All in a current state of transition, the three Nordic art museums – Malmö Konstmuseum (SE), Trondheim Kunstmuseum (N) and Museet for Samtidskunst (DK) – together with Copenhagen University’s Research Centre Art as Forum (DK) have founded the creative research project Museum WHY for sharing and developing new perspectives on the art museum of the future.

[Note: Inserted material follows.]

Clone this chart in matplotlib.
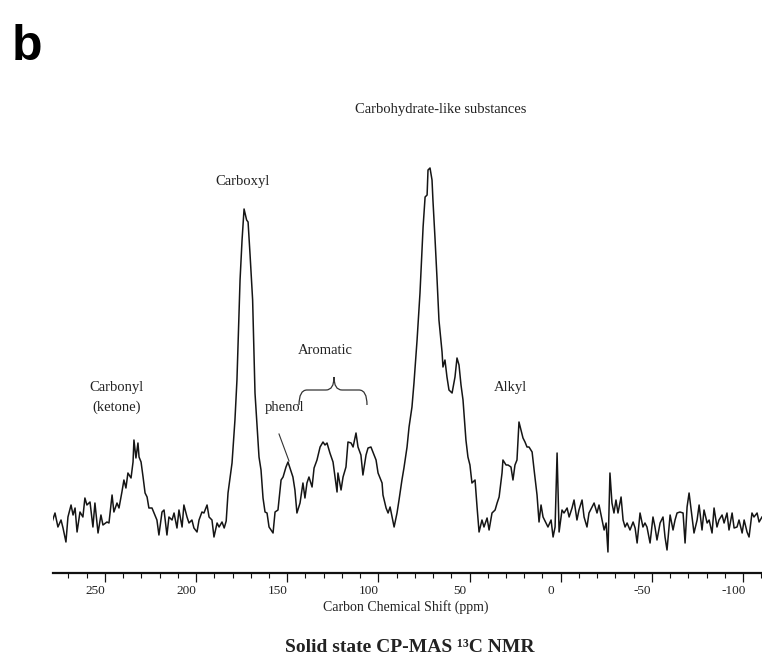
import numpy as np
import matplotlib
matplotlib.use("Agg")
import matplotlib.pyplot as plt
from matplotlib.path import Path
from matplotlib.patches import PathPatch
from matplotlib.lines import Line2D
import matplotlib.transforms as mtransforms

# ---------------- data ----------------
shift_ppm = [
    279.2, 277.4, 275.8, 274.1, 273.0, 271.4, 270.3, 268.6, 267.5, 266.4,
    265.3, 263.7, 262.1, 261.0, 259.9, 258.2, 256.6, 255.5, 253.8, 252.2,
    251.1, 248.9, 247.8, 246.1, 245.1, 243.4, 242.3, 240.7, 239.6, 238.5,
    237.4, 235.7, 234.6, 234.1, 233.0, 231.9, 231.3, 230.2, 229.1, 228.0,
    226.9, 225.9, 224.2, 223.1, 221.5, 220.4, 218.7, 217.6, 216.0, 214.9,
    213.2, 212.1, 210.5, 209.4, 207.7, 206.7, 205.0, 203.9, 202.3, 201.2,
    199.5, 198.4, 196.8, 195.7, 194.0, 192.9, 191.3, 190.2, 188.5, 187.4,
    185.8, 184.6, 183.5, 182.5, 180.3, 178.7, 177.6, 175.9, 174.8, 173.7,
    172.3, 171.5, 170.4, 169.0, 167.7, 166.6, 165.5, 164.4, 163.3, 162.2,
    161.1, 160.0, 157.8, 156.7, 155.1, 153.4, 152.3, 150.7, 149.6, 148.5,
    146.9, 145.8, 144.7, 143.0, 141.4, 140.3, 139.2, 138.1, 136.4, 135.3,
    133.7, 132.0, 130.4, 129.3, 128.2, 126.6, 124.9, 123.8, 122.7, 122.2,
    120.5, 119.4, 117.8, 116.7, 115.0, 113.9, 112.3, 111.2, 109.6, 108.5,
    106.8, 105.7, 104.1, 103.0, 101.3, 100.2, 98.0, 97.5, 95.8, 94.7,
    93.6, 92.5, 91.4, 89.8, 88.7, 87.1, 86.0, 84.3, 83.2, 81.6,
    80.5, 78.8, 77.2, 75.5, 74.4, 73.3, 72.8, 71.7, 70.6, 70.1,
    69.0, 67.9, 66.8, 65.1, 64.6, 63.5, 62.4, 61.3, 59.6, 58.0,
    56.9, 55.8, 54.7, 53.6, 52.0, 50.9, 49.8, 48.7, 47.0, 45.9,
    44.8, 43.2, 42.1, 40.4, 39.3, 37.7, 36.0, 34.9, 33.8, 32.2,
    31.7, 30.0, 28.9, 27.3, 26.2, 25.1, 24.0, 22.9, 21.8, 20.7,
    19.6, 18.5, 17.4, 15.7, 14.6, 13.0, 11.9, 10.8, 9.7, 8.1,
    7.0, 5.3, 4.2, 3.1, 2.0, 0.9, -0.7, -1.8, -3.5, -4.6,
    -6.2, -7.3, -8.9, -10.0, -11.7, -12.8, -14.4, -15.5, -17.2, -18.3,
    -19.9, -21.0, -22.7, -23.8, -24.9, -25.9, -27.0, -28.1, -29.2, -30.3,
    -31.4, -33.1, -34.2, -35.3, -36.4, -38.0, -39.7, -40.8, -41.9, -43.5,
    -45.1, -46.2, -47.3, -49.0, -50.6, -51.7, -52.8, -54.5, -56.1, -57.2,
    -58.3, -60.0, -61.6, -62.7, -63.8, -65.4, -67.1, -68.2, -69.3, -70.4,
    -72.0, -73.1, -74.8, -75.9, -77.5, -78.6, -80.3, -81.4, -83.0, -84.1,
    -85.7, -86.8, -88.5, -89.6, -91.2, -92.3, -94.0, -95.1, -96.7, -97.8,
    -99.5, -100.6, -102.2, -103.3, -104.9, -106.0, -107.7, -108.8, -110.4,
]

intensity = [
    -3, 7, -7, 0, -8, -22, 3, 15, 5, 12,
    -12, 8, 3, 22, 15, 18, -7, 17, -13, 5,
    -5, -2, -3, 25, 8, 17, 12, 28, 40, 32,
    47, 42, 58, 80, 62, 77, 63, 58, 43, 27,
    23, 12, 12, 7, 0, -15, 8, 10, -15, 3,
    0, 7, -8, 10, -7, 15, 3, -3, 0, -8,
    -12, 0, 8, 7, 15, 3, 0, -17, -3, -7,
    -2, -8, -1, 27, 57, 100, 140, 240, 280, 311,
    300, 298, 265, 220, 127, 95, 63, 50, 22, 8,
    7, -7, -13, 8, 10, 40, 43, 53, 58, 52,
    43, 30, 7, 17, 37, 22, 37, 43, 33, 52,
    60, 73, 78, 75, 77, 67, 58, 43, 28, 47,
    30, 43, 53, 78, 77, 73, 87, 73, 65, 45,
    65, 72, 73, 68, 60, 47, 37, 25, 12, 7,
    13, 3, -7, 7, 20, 40, 52, 73, 93, 113,
    137, 180, 227, 293, 323, 325, 350, 352, 340, 320,
    283, 243, 200, 168, 153, 160, 143, 130, 127, 143,
    162, 155, 135, 120, 80, 63, 55, 37, 40, 13,
    -12, 0, -7, 2, -10, 7, 10, 17, 23, 47,
    60, 55, 55, 53, 40, 55, 60, 98, 90, 82,
    78, 73, 73, 68, 50, 25, -2, 15, 3, -3,
    -7, 0, -17, -7, 67, -12, 10, 7, 12, 3,
    12, 20, 0, 10, 20, 3, -7, 7, 13, 17,
    7, 15, 0, -10, -3, -32, 47, 17, 7, 20,
    7, 23, 0, -7, -3, -10, -2, -8, -23, 7,
    -7, -3, -7, -23, 3, -7, -20, -3, 3, -17,
    -30, 5, -10, 0, 7, 8, 7, -23, 13, 27,
    3, -13, 0, 15, -10, 10, -3, 0, -13, 12,
    -7, 0, 5, -3, 7, -10, 7, -8, -7, 0,
    -13, 0, -12, -17, 7, 3, 7, -2, 3,
]

major_ticks = [250, 200, 150, 100, 50, 0, -50, -100]
tick_labels = ["250", "200", "150", "100", "50", "0", "-50", "-100"]
minor_ticks = [270, 260, 240, 230, 220, 210, 190, 180, 170, 160, 140, 130,
               120, 110, 90, 80, 70, 60, 40, 30, 20, 10, -10, -20, -30, -40,
               -60, -70, -80, -90, -110]

# ---------------- figure ----------------
W, H = 762, 669
SERIF = ["Liberation Serif", "DejaVu Serif"]
TXT = "#222222"

fig = plt.figure(figsize=(W / 100, H / 100), dpi=100)


def fx(x):
    return x / W


def fy(y):
    return 1 - y / H


ax = fig.add_axes([fx(53), fy(573), fx(762) - fx(53), fy(140) - fy(573)])
ax.plot(shift_ppm, intensity, color="#151515", lw=1.1, solid_joinstyle="round")
ax.set_xlim(278.5, -110.4)
ax.set_ylim(-53, 380)

for s in ("left", "right", "top"):
    ax.spines[s].set_visible(False)
ax.spines["bottom"].set_linewidth(1.6)
ax.spines["bottom"].set_color("#111111")
ax.set_yticks([])

ax.set_xticks(major_ticks)
ax.set_xticklabels(tick_labels, fontfamily=SERIF, fontsize=9.5, color=TXT)
ax.set_xticks(minor_ticks, minor=True)
ax.tick_params(axis="x", which="major", length=6.5, width=0.9, direction="out",
               pad=2.5, color="#111111")
ax.tick_params(axis="x", which="minor", length=3.6, width=0.8, direction="out",
               color="#111111")
offset = mtransforms.ScaledTranslation(-9.5 / 100, 0, fig.dpi_scale_trans)
for lbl in ax.get_xticklabels():
    lbl.set_transform(lbl.get_transform() + offset)

# ---------------- annotations ----------------
fig.text(fx(12), fy(60), "b", fontsize=36, fontweight="bold",
         fontfamily=["Liberation Sans", "DejaVu Sans"], ha="left", va="baseline")

def label(x, y, s, size=10.5, **kw):
    fig.text(fx(x), fy(y), s, fontsize=size, fontfamily=SERIF, color=TXT,
             ha="center", va="center", **kw)

label(441, 110, "Carbohydrate-like substances")
label(243, 181, "Carboxyl")
label(325, 350, "Aromatic")
label(285, 407, "phenol")
label(117, 388, "Carbonyl")
label(117, 407, "(ketone)")
label(510, 388, "Alkyl")
label(406, 607, "Carbon Chemical Shift (ppm)", size=10)
label(410, 648, "Solid state CP-MAS \u00b9\u00b3C NMR", size=14, fontweight="bold")

# brace over the aromatic region
bx = [299, 299, 306, 328, 334, 334, 334, 340, 361, 367, 367]
by = [405, 390, 390, 390, 390, 377, 390, 390, 390, 390, 405]
verts = [
    (fx(299), fy(405)),
    (fx(299), fy(390)), (fx(307), fy(390)),
    (fx(326), fy(390)),
    (fx(334), fy(390)), (fx(334), fy(377)),
    (fx(334), fy(390)), (fx(342), fy(390)),
    (fx(359), fy(390)),
    (fx(367), fy(390)), (fx(367), fy(405)),
]
codes = [Path.MOVETO,
         Path.CURVE3, Path.CURVE3,
         Path.LINETO,
         Path.CURVE3, Path.CURVE3,
         Path.CURVE3, Path.CURVE3,
         Path.LINETO,
         Path.CURVE3, Path.CURVE3]
fig.add_artist(PathPatch(Path(verts, codes), transform=fig.transFigure,
                         fill=False, lw=0.9, edgecolor="#333333"))

# phenol pointer
fig.add_artist(Line2D([fx(279), fx(289)], [fy(434), fy(461)],
                      transform=fig.transFigure, lw=0.8, color="#333333"))

fig.savefig("out.png", dpi=100, facecolor="white")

Over 10 years ago, the National Gallery of Art in Vilnius presented an exhibition “Monuments That Are Not. A Walk around Vilnius” (curators Rasa Antanavičiūtė, Eglė Mikalajūnė and Živilė Etevičiūtė, 2011). The exhibition was dedicated to the monuments of Vilnius that have been dismantled and the ones that only existed as ideas but were never built. The historical period spanned over 100 years and included at least four different state ideologies that ruled Vilnius: the Russian Empire (1795–1915), Republic of Poland (1920–1939), USSR (1945–1990) and Republic of Lithuania (since 1990). By revealing this less known history, the exhibition helped to contextualize Lithuania’s contemporary monuments’ politics in historical perspective. How has the politics concerning monuments changed in ten years? How different are the discussions and the actions taken now? How the war in Ukraine is changing the perspective?
Eglė Mikalajūnė is curator at the National Gallery of Art in Vilnius, Lithuania and lecturer at Vilnius Academy of Arts. Since 2007, she has curated more than 15 exhibitions, video screenings, artistic collaboration projects and community projects in Lithuania, Portugal, Germany, Norway, Iceland, Russia, Latvia, France and UK, including work with both established, rising and young, international and Lithuanian artists. In her practice, she often seeks to research the local within the context of global and to foster collaborations between artists of different fields, scientists, communities.